La scène metal prog française est d’une vitalité remarquable. 2019 a été un excellent cru pour les groupes français évoluant dans le genre, et 2020 commence tout aussi bien avec le deuxième album de Mobius, "Kala".
Né sur l’île de La Réunion en 2012, Mobius pose rapidement ses valises à Lyon, intègre de nouveaux membres et sort son premier album en 2016, "The Line". Un premier essai réussi montrant un groupe au fort potentiel sachant marier les styles, entre metal progressif, metal symphonique et musiques du monde. Trois ans plus tard, le metal symphonique a pratiquement disparu de la musique de Mobius. Mais sa personnalité, elle, s’est particulièrement affirmée. A tel point que "Kala" est sans aucun doute l’album le plus original et le plus intéressant de ce début d’année.
Pourtant, le défi de conjuguer metal moderne aux inspirations djent et sonorités indiennes et asiatiques n’est pas des plus faciles à relever. Mais Mobius s’en sort haut la main. D’abord grâce à des compositions progressives et inventives construites autour d’un sens rythmique redoutable, faisant la part belle aux riffs syncopés des guitares et à un travail énorme de la basse (‘Abhinivesha’). Ensuite grâce à des textes ésotériques en anglais et en sanskrit qui ajoutent une spiritualité occulte au mysticisme de la musique de Mobius. Cette propension à l’ésotérisme est sublimée par la voix délicate d’Heli Andrea qui allie légèreté et puissance et n’hésite pas à moduler ses inflexions jusqu’à devenir parfois incantatoire, rappelant par certains aspects les travaux de Magma avec lequel Mobius possède de nombreux points communs (‘Sharira’, ‘M’).
L’album est ponctué par de courts instrumentaux intrigants baptisés ‘A’, ‘U’ et ‘M’ qui, outre la référence au célèbre "Om" ou "Aum" hindouiste définissant le son originel, permettent la respiration nécessaire pour appréhender la richesse des titres principaux.
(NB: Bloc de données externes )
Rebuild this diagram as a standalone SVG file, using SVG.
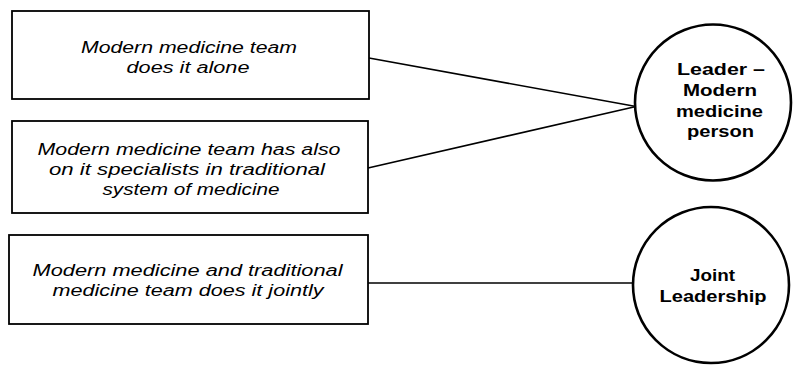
<svg xmlns="http://www.w3.org/2000/svg" width="793" height="368" viewBox="0 0 793 368">
<style>
.box{fill:#fff;stroke:#000;stroke-width:1.8}
.circ{fill:#fff;stroke:#000;stroke-width:2.6}
.conn{stroke:#000;stroke-width:1.6;fill:none}
.it{font-family:"Liberation Sans",Arial,sans-serif;font-style:italic;font-size:16px;text-anchor:middle;fill:#000}
.bd{font-family:"Liberation Sans",Arial,sans-serif;font-weight:bold;font-size:16.5px;text-anchor:middle;fill:#000}
</style>
<rect width="793" height="368" fill="#fff"/>
<g id="connectors">
<line class="conn" x1="369" y1="58" x2="636" y2="106.5"/>
<line class="conn" x1="368" y1="168" x2="636" y2="106.5"/>
<line class="conn" x1="368" y1="283" x2="634" y2="283"/>
</g>
<g id="box1">
<rect class="box" x="12" y="11" width="357" height="88"/>
<text class="it" x="189" y="53" textLength="216" lengthAdjust="spacingAndGlyphs">Modern medicine team</text>
<text class="it" x="188" y="73" textLength="123" lengthAdjust="spacingAndGlyphs">does it alone</text>
</g>
<g id="box2">
<rect class="box" x="12" y="121" width="356" height="92"/>
<text class="it" x="189" y="155" textLength="303" lengthAdjust="spacingAndGlyphs">Modern medicine team has also</text>
<text class="it" x="187" y="175" textLength="276" lengthAdjust="spacingAndGlyphs">on it specialists in traditional</text>
<text class="it" x="191" y="195" textLength="177" lengthAdjust="spacingAndGlyphs">system of medicine</text>
</g>
<g id="box3">
<rect class="box" x="9" y="235" width="359" height="89"/>
<text class="it" x="187.5" y="276" textLength="310" lengthAdjust="spacingAndGlyphs">Modern medicine and traditional</text>
<text class="it" x="188" y="296" textLength="271" lengthAdjust="spacingAndGlyphs">medicine team does it jointly</text>
</g>
<g id="leader">
<circle class="circ" cx="713" cy="102.5" r="78"/>
<text class="bd" x="721" y="75" textLength="88" lengthAdjust="spacingAndGlyphs">Leader –</text>
<text class="bd" x="720" y="96" textLength="74" lengthAdjust="spacingAndGlyphs">Modern</text>
<text class="bd" x="719.5" y="117" textLength="87" lengthAdjust="spacingAndGlyphs">medicine</text>
<text class="bd" x="720.5" y="137" textLength="67" lengthAdjust="spacingAndGlyphs">person</text>
</g>
<g id="joint">
<circle class="circ" cx="711" cy="285" r="78"/>
<text class="bd" x="712.5" y="281" textLength="45" lengthAdjust="spacingAndGlyphs">Joint</text>
<text class="bd" x="713" y="302" textLength="107" lengthAdjust="spacingAndGlyphs">Leadership</text>
</g>
</svg>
Et de ce point de vue, "Kala" ne souffre d’aucune faiblesse et mélange avec subtilité des influences musicales ancestrales à un metal progressif très moderne (‘Akasha’). Malgré une musique très technique, Mobius nous entraine sans effort dans son univers singulier, alternant rythmiques djent (‘Mukti’) et cadences tribales (‘Abhinivesha’, ‘U’), riffs énormes et claviers aériens (‘Akasha’, 'Bhati'), solos de guitare jazzy et basse slappée (Abhinivesha’), tout en parsemant chaque titre des sonorités indiennes et orientales qui font toute l’originalité et la richesse de son discours musical.
Construit comme une lente progression de l’ombre vers la lumière, l’album illustre le cycle de la vie, débutant par le sombre ‘Abhinivesha’ traitant de la mort et de la disparition et se terminant par le miracle de la naissance (le magnifique ‘Bhati’) et une offrande instrumentale au Dieu hindou du feu et de la lumière (‘Agni’). Si la thématique peut paraître obscure au premier abord, elle correspond en tout point à la richesse de la musique de Mobius. Et toute la force et l’originalité de "Kala" réside dans la cohérence et la sincérité de son propos musical.
A n’en pas douter, Mobius vient d’entrer dans la cour des grands de la scène metal prog hexagonale et mérite largement de franchir nos frontières. Ce n’est qu’une histoire de temps. Et le temps se dit "Kala" en sanskrit.